Каждому лондонцу известна галерея Тейт, но многие ли знают что-либо об ее основателе Генри Тейте? Этот человек обязан своей славой и карьерой потрясающему в своей элементарности изобретению. Он изобрел кусковой сахар! Начинал он с помощника бакалейщика в городке на севере Англии, в Ливерпуле стал торговать сахаром и быстро сообразил, от скольких неудобств себя избавит, если будет продавать сахар не бесформенными головами, а одинаковыми кусками. «Сахарные кубики Тейта» мгновенно стали известными всему миру. Удивительно, что никто не додумался до этого раньше.
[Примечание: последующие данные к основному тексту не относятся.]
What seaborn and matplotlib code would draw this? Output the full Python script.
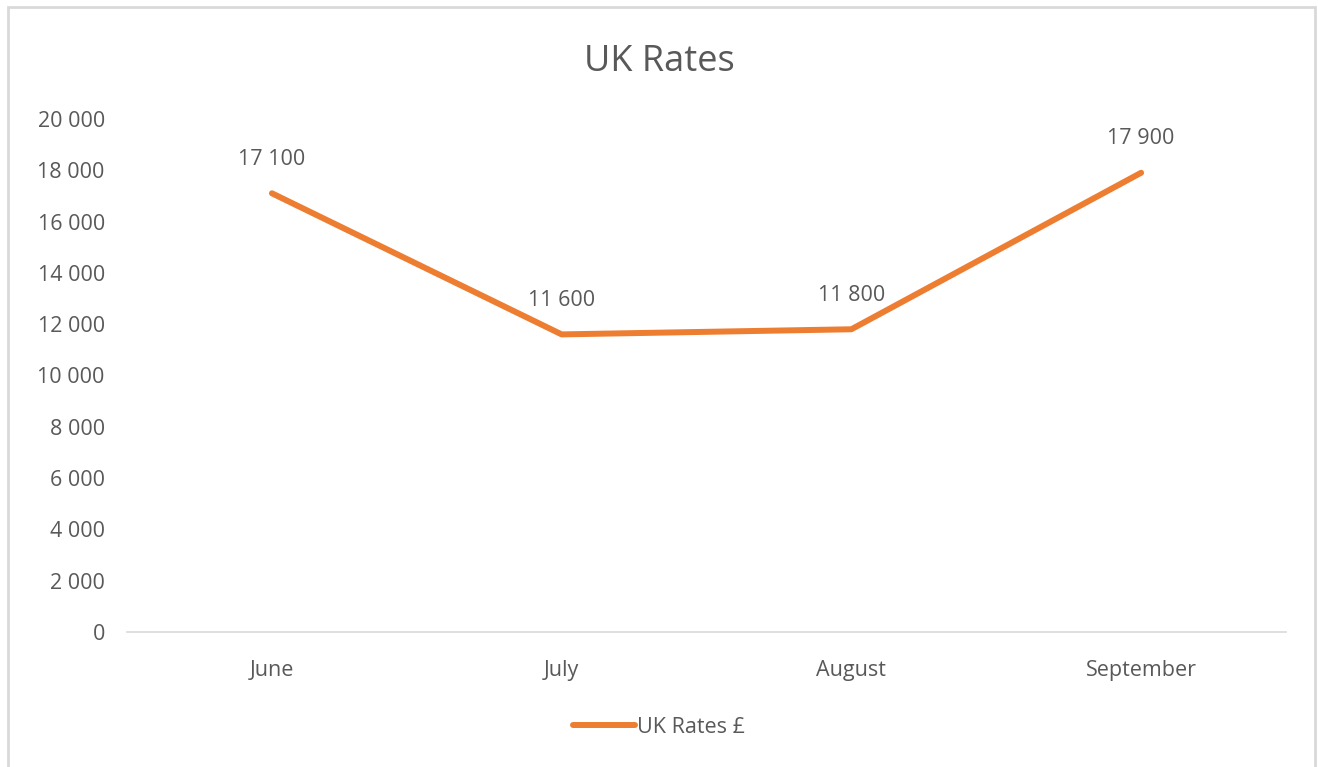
import pandas as pd
import seaborn as sns
import matplotlib.pyplot as plt
from matplotlib.patches import Rectangle

# chart data
months = ['June', 'July', 'August', 'September']
rates = [17100, 11600, 11800, 17900]
series_name = 'UK Rates £'
y_ticks = [0, 2000, 4000, 6000, 8000, 10000, 12000, 14000, 16000, 18000, 20000]

df = pd.DataFrame({'Month': months, series_name: rates})

sns.set_style('white')
plt.rcParams['font.family'] = ['Open Sans', 'DejaVu Sans']

text_col = '#595959'
orange = '#ED7D31'

def fmt(v):
    return f'{v:,}'.replace(',', ' ')

fig = plt.figure(figsize=(13.18, 7.67), dpi=100)
ax = fig.add_axes([0.0964, 0.176, 0.8793, 0.669])

sns.lineplot(data=df, x='Month', y=series_name, ax=ax, color=orange,
             linewidth=4.3, solid_capstyle='round', solid_joinstyle='round',
             label=series_name, sort=False)

ax.set_xlim(-0.5, len(months) - 0.5)
ax.set_ylim(0, 20000)
ax.set_yticks(y_ticks)
ax.set_yticklabels([fmt(t) for t in y_ticks])
ax.tick_params(axis='y', length=0, pad=16, labelsize=15.5, labelcolor=text_col)
ax.tick_params(axis='x', length=0, pad=20, labelsize=15.5, labelcolor=text_col)
ax.set_xlabel('')
ax.set_ylabel('')

for s in ['top', 'right', 'left']:
    ax.spines[s].set_visible(False)
ax.spines['bottom'].set_color('#d9d9d9')
ax.spines['bottom'].set_linewidth(1.2)

# data labels
for i, v in enumerate(rates):
    ax.annotate(fmt(v), (i, v), xytext=(0, 24.5), textcoords='offset points',
                ha='center', va='center', fontsize=15.5, color=text_col)

ax.get_legend().remove()
handles, labels = ax.get_legend_handles_labels()
fig.legend(handles, labels, loc='center', bbox_to_anchor=(0.5, 0.052),
           frameon=False, fontsize=15.5, labelcolor=text_col,
           handlelength=2.9, handletextpad=0.1)

fig.text(0.5, 0.919, 'UK Rates', ha='center', va='center',
         fontsize=26, color=text_col)

# chart border
fig.patches.append(Rectangle((0.006, -0.02), 0.992, 1.011, transform=fig.transFigure,
                             fill=False, edgecolor='#d9d9d9', linewidth=2))

fig.savefig('out.png', dpi=100)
Тейт со своим кусковым сахаром, Липтон со своим чаем, Леверхьюм со своим мылом — все они принадлежали краткому эдвардианскому периоду, покончившему со строгой викторианской моралью, периоду яхт, загородных домов, коллекций живописи и необычайно щедрых пожертвований на благотворительные нужды. Генри Тейт коллекционировал картины, которые висели в галерее его особняка в Стритхэме. Он приобрел, в частности, лучшие работы Миллеса — Офелию, утонувшую в пруду с лилиями, «Северо-восточный переход» и «Долину покоя». Эти и другие картины современных ему художников Тейт хотел передать Национальной галерее, но возникли определенные сложности, и в конце концов было принято решение, что правительство выделит место, а Тейт построит галерею современного искусства и передаст управление ею совету Национальной галереи. И здесь очень кстати оказался снос Милбэнской тюрьмы — громадного, как крепость, здания, напоминавшего формой колесо телеги, с домом начальника тюрьмы в качестве ступицы.
Взаимоотношения между галереей Тейт и Национальной галереей аналогичны тем, которые существуют между Лувром и Люксембургским дворцом. Желающий изучать современное британское искусство, представленное на Трафальгарской площади лишь несколькими работами, идет в Тейт. Отличным примером распределения работ между музеями могут послужить работы Тернера. Вероятно, лучшие его полотна — «Фрегат «Смелый», буксируемый к месту последней стоянки на слом», «Дождь, пар и скорость», равно как и картины на классические сюжеты, находятся в Национальной галерее, а в галерее Тейт творчеству Тернера посвящено несколько залов, которые должен осмотреть всякий, интересующийся работами этого мастера.